◆ **Stored data**:
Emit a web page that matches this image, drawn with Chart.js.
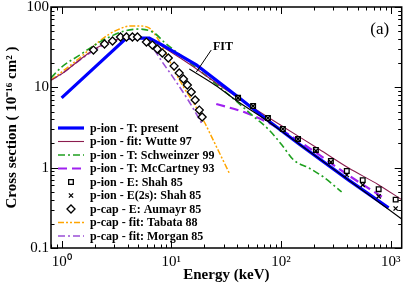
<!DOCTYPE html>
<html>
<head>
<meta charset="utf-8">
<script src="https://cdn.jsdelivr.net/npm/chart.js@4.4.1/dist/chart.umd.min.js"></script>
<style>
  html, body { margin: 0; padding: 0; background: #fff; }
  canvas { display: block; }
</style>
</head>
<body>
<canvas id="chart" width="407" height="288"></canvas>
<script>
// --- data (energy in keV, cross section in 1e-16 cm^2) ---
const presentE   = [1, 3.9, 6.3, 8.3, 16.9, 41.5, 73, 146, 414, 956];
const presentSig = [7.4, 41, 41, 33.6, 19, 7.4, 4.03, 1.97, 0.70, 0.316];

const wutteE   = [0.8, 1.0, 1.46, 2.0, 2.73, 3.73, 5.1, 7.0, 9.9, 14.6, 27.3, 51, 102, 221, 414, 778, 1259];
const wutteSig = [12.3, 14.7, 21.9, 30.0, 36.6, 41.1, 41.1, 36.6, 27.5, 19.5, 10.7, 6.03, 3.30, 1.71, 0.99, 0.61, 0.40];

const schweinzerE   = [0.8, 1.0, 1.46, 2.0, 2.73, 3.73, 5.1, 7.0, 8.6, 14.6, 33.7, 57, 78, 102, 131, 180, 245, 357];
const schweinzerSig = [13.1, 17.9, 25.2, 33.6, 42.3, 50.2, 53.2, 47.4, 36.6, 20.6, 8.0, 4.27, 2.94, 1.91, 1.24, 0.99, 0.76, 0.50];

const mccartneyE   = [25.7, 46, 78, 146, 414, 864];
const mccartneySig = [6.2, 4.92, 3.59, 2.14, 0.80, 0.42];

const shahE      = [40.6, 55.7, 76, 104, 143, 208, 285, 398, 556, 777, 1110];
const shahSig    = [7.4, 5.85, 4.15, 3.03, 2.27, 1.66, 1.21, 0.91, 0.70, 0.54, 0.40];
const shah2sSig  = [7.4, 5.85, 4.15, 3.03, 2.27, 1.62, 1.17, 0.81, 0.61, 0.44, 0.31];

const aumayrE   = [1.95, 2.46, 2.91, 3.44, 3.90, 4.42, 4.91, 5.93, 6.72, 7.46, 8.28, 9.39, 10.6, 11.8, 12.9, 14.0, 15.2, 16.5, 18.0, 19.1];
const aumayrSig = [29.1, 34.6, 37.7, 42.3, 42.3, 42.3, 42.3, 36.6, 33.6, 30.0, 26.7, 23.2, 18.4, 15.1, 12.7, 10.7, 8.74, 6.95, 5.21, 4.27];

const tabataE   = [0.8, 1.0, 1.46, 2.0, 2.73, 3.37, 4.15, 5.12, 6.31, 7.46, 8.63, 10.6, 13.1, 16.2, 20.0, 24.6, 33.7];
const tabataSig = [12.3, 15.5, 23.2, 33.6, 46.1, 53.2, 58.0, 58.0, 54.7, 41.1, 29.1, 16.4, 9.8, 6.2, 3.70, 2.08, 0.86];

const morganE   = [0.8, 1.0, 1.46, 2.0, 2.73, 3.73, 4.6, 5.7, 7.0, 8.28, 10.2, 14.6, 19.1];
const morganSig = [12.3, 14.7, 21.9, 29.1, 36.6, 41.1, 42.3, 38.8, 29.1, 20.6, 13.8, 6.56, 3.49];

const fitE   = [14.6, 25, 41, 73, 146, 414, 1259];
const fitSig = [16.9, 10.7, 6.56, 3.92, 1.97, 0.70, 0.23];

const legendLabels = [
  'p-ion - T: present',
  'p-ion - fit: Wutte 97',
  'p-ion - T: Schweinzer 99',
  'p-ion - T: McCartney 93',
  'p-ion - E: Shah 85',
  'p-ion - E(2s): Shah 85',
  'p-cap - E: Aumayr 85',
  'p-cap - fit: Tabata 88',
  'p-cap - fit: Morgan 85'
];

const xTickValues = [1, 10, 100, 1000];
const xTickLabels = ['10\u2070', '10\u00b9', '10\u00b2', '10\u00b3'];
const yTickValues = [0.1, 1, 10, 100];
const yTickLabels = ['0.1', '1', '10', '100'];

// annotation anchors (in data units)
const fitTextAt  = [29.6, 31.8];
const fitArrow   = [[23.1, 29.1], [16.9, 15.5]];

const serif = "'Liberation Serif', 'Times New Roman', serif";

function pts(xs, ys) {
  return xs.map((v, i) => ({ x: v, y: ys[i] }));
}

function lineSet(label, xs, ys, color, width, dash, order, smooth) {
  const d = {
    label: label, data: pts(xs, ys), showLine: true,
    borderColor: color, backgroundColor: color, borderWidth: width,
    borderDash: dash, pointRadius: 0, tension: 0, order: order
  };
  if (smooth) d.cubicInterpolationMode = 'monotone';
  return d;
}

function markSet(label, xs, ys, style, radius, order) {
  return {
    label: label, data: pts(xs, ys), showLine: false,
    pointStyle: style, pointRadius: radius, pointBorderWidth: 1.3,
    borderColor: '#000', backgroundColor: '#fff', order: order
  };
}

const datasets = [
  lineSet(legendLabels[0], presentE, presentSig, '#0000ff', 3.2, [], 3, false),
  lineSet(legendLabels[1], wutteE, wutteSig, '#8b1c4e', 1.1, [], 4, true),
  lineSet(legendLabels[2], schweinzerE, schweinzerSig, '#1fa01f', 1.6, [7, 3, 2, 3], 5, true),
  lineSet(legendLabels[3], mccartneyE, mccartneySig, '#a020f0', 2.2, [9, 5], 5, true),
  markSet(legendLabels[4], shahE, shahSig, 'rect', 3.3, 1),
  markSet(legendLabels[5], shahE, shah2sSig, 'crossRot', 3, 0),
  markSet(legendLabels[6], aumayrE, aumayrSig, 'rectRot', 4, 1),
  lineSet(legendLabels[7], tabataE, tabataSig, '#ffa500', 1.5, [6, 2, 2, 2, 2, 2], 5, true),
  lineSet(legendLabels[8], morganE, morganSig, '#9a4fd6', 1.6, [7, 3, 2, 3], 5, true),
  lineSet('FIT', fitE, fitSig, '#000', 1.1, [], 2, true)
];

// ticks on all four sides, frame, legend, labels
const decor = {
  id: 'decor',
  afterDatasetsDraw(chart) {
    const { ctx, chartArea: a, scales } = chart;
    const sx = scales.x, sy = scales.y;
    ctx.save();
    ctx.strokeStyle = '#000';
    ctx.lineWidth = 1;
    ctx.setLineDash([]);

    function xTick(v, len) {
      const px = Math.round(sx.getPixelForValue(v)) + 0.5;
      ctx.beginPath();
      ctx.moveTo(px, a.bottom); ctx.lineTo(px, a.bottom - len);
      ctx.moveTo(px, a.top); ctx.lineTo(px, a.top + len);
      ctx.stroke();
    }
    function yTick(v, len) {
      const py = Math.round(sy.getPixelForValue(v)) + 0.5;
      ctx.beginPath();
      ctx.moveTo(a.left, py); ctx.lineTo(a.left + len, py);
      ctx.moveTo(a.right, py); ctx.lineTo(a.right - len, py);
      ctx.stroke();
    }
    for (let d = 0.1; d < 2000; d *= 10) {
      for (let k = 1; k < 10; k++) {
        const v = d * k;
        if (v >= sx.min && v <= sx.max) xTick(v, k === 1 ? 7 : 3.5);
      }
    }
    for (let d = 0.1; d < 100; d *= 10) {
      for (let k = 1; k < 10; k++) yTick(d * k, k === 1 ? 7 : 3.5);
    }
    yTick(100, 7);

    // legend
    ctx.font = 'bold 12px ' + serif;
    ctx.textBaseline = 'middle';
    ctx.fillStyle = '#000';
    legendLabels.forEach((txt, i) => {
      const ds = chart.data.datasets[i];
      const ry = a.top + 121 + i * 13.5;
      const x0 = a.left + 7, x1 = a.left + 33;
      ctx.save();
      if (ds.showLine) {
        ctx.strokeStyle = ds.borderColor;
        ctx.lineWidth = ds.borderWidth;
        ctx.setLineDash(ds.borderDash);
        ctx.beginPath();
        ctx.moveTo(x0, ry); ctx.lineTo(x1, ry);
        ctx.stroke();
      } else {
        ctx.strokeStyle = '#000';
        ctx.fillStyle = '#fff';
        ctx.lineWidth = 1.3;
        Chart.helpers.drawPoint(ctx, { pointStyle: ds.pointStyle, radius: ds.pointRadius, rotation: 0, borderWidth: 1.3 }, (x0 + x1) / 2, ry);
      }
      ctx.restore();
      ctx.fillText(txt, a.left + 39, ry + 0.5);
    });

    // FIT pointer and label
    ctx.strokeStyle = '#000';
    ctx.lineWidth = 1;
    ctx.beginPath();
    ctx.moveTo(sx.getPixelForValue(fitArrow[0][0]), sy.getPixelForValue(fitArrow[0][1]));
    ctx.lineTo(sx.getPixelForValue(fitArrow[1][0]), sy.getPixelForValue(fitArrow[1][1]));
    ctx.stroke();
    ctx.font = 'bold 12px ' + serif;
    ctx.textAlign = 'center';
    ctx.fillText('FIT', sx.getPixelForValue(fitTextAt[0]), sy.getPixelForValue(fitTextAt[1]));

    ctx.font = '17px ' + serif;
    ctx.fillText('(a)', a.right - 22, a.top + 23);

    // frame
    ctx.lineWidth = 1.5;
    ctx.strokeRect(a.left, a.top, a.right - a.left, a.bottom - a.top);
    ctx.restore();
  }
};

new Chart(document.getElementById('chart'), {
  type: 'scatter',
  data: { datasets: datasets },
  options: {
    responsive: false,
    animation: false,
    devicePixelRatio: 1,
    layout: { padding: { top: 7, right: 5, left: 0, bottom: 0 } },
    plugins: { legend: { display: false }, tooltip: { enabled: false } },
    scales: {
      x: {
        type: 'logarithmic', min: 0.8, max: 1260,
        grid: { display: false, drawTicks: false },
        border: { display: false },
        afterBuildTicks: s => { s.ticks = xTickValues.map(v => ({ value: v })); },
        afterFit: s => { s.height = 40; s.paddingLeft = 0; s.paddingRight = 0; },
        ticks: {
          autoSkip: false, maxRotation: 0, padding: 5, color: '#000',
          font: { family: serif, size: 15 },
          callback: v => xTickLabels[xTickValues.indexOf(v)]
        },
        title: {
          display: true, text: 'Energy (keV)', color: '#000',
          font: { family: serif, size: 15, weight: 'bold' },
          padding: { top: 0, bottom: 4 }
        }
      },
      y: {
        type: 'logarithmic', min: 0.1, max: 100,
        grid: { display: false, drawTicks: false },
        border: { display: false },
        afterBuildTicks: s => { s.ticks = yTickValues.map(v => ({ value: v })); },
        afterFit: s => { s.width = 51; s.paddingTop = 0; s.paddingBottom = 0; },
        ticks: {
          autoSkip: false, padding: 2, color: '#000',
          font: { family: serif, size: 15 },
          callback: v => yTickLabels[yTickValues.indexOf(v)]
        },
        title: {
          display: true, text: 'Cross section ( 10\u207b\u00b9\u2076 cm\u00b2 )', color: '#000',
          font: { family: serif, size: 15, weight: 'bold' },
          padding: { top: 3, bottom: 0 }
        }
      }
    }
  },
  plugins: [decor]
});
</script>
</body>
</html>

◆ **What you need to do**:
Every line from the start of the listing above through the line with "6.95, 5.21, 4.27];" should be repeated exactly; skip the pictures and add nothing else.

◆ **Result**:
Emit a web page that matches this image, drawn with Chart.js.
<!DOCTYPE html>
<html>
<head>
<meta charset="utf-8">
<script src="https://cdn.jsdelivr.net/npm/chart.js@4.4.1/dist/chart.umd.min.js"></script>
<style>
  html, body { margin: 0; padding: 0; background: #fff; }
  canvas { display: block; }
</style>
</head>
<body>
<canvas id="chart" width="407" height="288"></canvas>
<script>
// --- data (energy in keV, cross section in 1e-16 cm^2) ---
const presentE   = [1, 3.9, 6.3, 8.3, 16.9, 41.5, 73, 146, 414, 956];
const presentSig = [7.4, 41, 41, 33.6, 19, 7.4, 4.03, 1.97, 0.70, 0.316];

const wutteE   = [0.8, 1.0, 1.46, 2.0, 2.73, 3.73, 5.1, 7.0, 9.9, 14.6, 27.3, 51, 102, 221, 414, 778, 1259];
const wutteSig = [12.3, 14.7, 21.9, 30.0, 36.6, 41.1, 41.1, 36.6, 27.5, 19.5, 10.7, 6.03, 3.30, 1.71, 0.99, 0.61, 0.40];

const schweinzerE   = [0.8, 1.0, 1.46, 2.0, 2.73, 3.73, 5.1, 7.0, 8.6, 14.6, 33.7, 57, 78, 102, 131, 180, 245, 357];
const schweinzerSig = [13.1, 17.9, 25.2, 33.6, 42.3, 50.2, 53.2, 47.4, 36.6, 20.6, 8.0, 4.27, 2.94, 1.91, 1.24, 0.99, 0.76, 0.50];

const mccartneyE   = [25.7, 46, 78, 146, 414, 864];
const mccartneySig = [6.2, 4.92, 3.59, 2.14, 0.80, 0.42];

const shahE      = [40.6, 55.7, 76, 104, 143, 208, 285, 398, 556, 777, 1110];
const shahSig    = [7.4, 5.85, 4.15, 3.03, 2.27, 1.66, 1.21, 0.91, 0.70, 0.54, 0.40];
const shah2sSig  = [7.4, 5.85, 4.15, 3.03, 2.27, 1.62, 1.17, 0.81, 0.61, 0.44, 0.31];

const aumayrE   = [1.95, 2.46, 2.91, 3.44, 3.90, 4.42, 4.91, 5.93, 6.72, 7.46, 8.28, 9.39, 10.6, 11.8, 12.9, 14.0, 15.2, 16.5, 18.0, 19.1];
const aumayrSig = [29.1, 34.6, 37.7, 42.3, 42.3, 42.3, 42.3, 36.6, 33.6, 30.0, 26.7, 23.2, 18.4, 15.1, 12.7, 10.7, 8.74, 6.95, 5.21, 4.27];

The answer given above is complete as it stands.